骨盤ケア教室:月2回開催、無料。腰痛や恥骨痛は妊娠につきもの。助産師から、軽減のための注意、骨盤のゆがみのチェック、骨盤ベルトの紹介などあり。
父親教室:月2回開催、無料。妊婦ジャケットを着用し、妊娠中の大変さを夫も体験。赤ちゃんの抱き方、おむつの換え方などを指導。
沐浴指導:入院中、褥婦・家族に対し、各自の子で実技指導する。もちろん無料。開始時間は希望を聞いている。
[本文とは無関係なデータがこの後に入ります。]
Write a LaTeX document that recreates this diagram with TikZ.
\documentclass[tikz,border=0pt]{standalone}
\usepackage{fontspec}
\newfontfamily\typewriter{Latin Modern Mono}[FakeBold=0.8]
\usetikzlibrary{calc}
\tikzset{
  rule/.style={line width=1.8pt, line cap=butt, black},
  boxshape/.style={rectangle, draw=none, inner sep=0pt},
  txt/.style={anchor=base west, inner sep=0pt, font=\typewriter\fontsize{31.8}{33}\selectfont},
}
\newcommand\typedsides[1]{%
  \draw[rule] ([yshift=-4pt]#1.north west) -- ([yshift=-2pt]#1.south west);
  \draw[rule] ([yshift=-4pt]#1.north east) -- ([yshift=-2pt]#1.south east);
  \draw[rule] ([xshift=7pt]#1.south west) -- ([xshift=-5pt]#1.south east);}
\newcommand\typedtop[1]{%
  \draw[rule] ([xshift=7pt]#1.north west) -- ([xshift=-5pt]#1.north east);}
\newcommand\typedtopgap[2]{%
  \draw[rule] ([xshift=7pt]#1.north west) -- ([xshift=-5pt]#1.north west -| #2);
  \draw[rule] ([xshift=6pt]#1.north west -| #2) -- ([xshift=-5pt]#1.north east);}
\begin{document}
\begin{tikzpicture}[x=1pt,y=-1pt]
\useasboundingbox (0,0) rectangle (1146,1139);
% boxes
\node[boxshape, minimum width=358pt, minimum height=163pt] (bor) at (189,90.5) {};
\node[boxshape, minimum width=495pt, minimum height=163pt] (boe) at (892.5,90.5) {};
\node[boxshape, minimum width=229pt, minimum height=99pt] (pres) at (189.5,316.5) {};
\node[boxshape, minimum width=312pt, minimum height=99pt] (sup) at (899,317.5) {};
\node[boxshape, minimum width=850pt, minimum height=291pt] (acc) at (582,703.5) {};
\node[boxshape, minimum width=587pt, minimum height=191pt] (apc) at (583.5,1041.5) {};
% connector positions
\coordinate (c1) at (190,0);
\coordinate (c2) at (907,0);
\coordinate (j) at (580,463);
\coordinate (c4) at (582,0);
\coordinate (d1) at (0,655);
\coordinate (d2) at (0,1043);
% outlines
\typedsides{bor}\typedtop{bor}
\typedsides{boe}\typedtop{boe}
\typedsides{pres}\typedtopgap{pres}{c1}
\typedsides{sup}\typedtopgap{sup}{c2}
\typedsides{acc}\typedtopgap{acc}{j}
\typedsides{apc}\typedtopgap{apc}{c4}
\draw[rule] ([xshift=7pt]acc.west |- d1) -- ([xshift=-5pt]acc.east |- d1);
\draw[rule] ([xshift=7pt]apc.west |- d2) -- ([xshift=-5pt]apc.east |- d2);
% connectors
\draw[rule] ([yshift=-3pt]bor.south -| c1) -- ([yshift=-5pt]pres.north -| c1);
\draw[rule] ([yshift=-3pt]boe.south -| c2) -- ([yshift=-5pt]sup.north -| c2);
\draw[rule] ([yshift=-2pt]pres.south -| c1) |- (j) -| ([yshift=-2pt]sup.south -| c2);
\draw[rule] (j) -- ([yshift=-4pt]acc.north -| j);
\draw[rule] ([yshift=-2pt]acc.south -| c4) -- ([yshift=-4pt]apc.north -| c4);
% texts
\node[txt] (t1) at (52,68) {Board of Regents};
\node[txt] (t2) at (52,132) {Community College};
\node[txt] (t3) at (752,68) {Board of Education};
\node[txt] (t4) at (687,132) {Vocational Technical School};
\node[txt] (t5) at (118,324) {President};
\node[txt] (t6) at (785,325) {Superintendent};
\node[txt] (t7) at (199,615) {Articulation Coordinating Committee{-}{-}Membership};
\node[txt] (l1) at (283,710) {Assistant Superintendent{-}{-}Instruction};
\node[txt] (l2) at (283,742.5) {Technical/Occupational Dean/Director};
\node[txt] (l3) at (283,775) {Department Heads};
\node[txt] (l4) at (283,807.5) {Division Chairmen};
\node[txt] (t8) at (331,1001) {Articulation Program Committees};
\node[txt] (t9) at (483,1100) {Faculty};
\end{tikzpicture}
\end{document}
胎教教室:20年以上続いている外部講師の持込み企画。赤ちゃんへのプレゼント作り、絵本の紹介など、毎月テーマが変わる。1人1回1,000円の参加費用が講師料になる。
ベビースリング講習会:販売業者が使用方法の講習を行い、販売も行う。2〜3カ月に1回開催。場所の提供のみ。
マタニティアクア・マタニティビクス・マタニティヨガ:1回1,000円前後。妊婦水泳は雑誌などで取り上げられることが少なくなり、参加者が減少したので中止した。プールでのマタニティビクスであるマタニティアクアは、水中は動きが遅くエアロビクスが苦手な人にも人気がある。
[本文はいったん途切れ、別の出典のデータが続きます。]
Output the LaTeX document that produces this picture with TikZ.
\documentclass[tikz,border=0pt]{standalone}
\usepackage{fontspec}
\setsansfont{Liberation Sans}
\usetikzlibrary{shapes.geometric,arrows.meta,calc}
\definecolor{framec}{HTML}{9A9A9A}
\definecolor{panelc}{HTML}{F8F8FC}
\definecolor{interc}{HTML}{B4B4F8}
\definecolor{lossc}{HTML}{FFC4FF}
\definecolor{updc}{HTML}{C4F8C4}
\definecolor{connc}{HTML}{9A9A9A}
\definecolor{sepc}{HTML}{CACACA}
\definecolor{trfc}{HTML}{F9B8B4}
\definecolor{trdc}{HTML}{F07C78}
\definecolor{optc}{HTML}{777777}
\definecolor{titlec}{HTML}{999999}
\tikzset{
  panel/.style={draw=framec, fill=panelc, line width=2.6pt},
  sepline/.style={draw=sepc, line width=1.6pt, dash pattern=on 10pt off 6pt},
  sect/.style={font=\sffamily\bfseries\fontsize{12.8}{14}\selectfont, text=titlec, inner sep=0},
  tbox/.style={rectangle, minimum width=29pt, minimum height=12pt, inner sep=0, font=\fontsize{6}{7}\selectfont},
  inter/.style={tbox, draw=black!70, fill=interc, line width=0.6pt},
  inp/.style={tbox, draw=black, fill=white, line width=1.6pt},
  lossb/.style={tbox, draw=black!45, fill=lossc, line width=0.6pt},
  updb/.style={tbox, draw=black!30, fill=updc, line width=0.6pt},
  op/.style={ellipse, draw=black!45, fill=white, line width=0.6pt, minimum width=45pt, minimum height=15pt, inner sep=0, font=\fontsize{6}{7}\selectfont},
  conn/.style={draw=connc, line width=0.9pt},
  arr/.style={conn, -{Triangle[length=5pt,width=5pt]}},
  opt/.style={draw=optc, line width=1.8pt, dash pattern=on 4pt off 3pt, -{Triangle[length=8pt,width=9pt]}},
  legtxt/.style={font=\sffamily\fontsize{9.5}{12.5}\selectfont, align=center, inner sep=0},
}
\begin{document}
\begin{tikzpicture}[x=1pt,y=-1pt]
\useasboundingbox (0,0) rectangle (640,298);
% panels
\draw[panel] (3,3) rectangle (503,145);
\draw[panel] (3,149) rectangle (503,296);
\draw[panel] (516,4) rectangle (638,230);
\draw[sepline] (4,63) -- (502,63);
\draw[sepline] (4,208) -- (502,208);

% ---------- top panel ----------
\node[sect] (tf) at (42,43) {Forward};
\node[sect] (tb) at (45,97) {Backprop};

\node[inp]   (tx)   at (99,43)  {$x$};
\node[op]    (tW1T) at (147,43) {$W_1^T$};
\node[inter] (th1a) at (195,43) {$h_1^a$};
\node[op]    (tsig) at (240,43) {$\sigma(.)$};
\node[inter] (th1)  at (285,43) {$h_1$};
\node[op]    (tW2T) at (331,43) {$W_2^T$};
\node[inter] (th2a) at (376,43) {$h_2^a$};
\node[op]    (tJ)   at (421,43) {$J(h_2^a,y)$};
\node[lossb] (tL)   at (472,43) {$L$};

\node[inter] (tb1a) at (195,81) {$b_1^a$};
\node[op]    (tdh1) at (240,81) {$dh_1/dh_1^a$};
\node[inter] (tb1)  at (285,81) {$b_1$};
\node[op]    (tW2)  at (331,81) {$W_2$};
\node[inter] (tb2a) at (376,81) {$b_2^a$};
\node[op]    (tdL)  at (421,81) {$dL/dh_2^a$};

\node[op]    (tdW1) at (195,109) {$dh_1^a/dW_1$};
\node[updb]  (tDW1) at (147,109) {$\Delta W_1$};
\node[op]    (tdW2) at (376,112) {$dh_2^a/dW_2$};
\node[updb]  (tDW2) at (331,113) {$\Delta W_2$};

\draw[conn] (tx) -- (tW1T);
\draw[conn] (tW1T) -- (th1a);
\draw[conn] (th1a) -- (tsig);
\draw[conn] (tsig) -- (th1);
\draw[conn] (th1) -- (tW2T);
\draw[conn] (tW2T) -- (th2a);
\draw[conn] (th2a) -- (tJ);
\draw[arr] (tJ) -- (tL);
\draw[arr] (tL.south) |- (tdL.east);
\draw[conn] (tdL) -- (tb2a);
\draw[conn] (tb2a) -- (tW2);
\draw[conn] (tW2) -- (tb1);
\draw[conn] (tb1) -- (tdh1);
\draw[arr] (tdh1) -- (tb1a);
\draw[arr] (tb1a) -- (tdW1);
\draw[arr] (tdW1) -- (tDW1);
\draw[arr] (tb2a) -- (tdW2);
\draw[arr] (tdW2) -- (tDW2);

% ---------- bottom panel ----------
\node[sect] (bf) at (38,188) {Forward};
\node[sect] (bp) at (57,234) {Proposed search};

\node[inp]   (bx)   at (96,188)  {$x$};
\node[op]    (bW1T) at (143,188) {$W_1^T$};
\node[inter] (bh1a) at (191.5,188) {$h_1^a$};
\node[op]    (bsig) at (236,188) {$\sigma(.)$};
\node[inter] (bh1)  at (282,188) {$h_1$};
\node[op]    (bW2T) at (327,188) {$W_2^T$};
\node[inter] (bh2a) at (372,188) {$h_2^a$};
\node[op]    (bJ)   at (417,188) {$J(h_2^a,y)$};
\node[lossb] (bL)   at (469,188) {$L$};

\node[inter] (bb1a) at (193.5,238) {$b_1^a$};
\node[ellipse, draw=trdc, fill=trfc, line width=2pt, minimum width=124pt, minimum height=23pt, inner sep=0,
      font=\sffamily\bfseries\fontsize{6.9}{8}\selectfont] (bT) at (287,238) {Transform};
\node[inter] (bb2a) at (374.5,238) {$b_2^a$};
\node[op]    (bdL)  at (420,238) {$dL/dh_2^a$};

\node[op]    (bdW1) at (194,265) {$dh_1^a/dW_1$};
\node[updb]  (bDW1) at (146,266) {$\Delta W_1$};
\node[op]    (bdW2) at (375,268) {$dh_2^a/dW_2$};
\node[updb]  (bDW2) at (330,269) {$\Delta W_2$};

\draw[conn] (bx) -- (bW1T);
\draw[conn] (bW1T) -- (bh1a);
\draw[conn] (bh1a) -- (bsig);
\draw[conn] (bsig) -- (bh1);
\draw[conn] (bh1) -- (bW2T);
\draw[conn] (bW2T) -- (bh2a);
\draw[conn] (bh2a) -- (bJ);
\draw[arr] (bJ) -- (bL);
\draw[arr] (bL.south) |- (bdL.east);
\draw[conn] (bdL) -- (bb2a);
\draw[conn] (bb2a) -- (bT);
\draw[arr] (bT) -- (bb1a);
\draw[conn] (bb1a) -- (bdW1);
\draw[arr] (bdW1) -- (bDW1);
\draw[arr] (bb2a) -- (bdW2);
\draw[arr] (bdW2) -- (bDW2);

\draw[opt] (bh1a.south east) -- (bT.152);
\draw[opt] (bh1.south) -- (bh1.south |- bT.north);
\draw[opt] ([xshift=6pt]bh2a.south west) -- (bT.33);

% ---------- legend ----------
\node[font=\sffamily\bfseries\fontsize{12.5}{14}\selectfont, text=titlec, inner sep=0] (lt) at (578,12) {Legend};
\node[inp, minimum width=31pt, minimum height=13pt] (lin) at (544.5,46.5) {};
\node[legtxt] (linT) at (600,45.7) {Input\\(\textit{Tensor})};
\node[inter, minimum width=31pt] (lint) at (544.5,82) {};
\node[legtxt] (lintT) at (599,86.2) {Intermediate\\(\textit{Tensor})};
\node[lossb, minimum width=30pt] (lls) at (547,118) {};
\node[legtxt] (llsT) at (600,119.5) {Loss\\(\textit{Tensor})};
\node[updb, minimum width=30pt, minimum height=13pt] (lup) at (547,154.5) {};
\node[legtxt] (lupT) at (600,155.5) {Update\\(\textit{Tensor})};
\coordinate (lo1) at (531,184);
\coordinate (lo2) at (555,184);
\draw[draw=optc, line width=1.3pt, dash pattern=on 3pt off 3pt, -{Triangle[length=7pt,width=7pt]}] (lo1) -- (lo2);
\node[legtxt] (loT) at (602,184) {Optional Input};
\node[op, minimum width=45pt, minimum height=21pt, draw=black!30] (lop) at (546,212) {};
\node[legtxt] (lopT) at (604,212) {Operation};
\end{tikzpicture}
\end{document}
その他:ケーキバイキングを入院患者対象に週1回開催している。アロマセラピーやリフレクソロジーも行っていたが、講師の確保が困難なため中止した。イベント以外のサービスとして、出産時のインスタント写真、寝巻は持参不要、赤ちゃん用体重計の貸出(1週間1,000円)、超音波検査後のゲルの拭き取りには自動おしぼり機(本体84,000円、1枚当たり3.5円)を使用している。
【コスト・ベネフィット】
託児サービスは、NPO法人から月〜金1人の派遣で月約20万円の支出に対し、月100名程度の利用で収入は5〜8万円。エクササイズ関連のインストラクターは、他にスタジオを持つ会社に依頼。レッスンが月18回で講師料が月12万円程度。小さなプールでも水道光熱費・ボイラー費に月に20万円程度かかる。参加者の減る冬ほど重油代がかさむのが痛い。妊婦以外の一般会員の会費で少し補っているが、プール建設費の返済等を合わせると月100万円強の赤字である。宣伝費と割り切って考えている。ケーキバイキングは宣伝効果大である。ケーキ作りの得意な職員のお陰 でコストはあまりかからないが、20種類近いケーキを準備するのは大変な作業である。食事のバイキング形式も考えたが、入院患者が少ない時の効率の悪さから思いとどまった。通院患者の病院に対する評価や改善要望を52,500円で500名分のアンケート調査する会社があり、結果が患者サービスの改善に役立つ以外に、患者の声を口コミとしてネットに投稿してくれるので広告として有用と思われた。
【まとめ】
プールは経費がかさむので、自院でプールを持つ価値は低い。スタジオは、エクササイズだけでなく各種教室などにも利用可能であり、存在価値は高い。しかし、分娩室を探検する教室や父親教室、時間を希望できる沐浴指導など経費のかからないものでも妊婦の満足度は高いので、妊婦向けサービスとして有用と思われる。産科経営は妊婦のニーズに応じた様々な形態があるが、その一つとしてご参考になれば幸いです。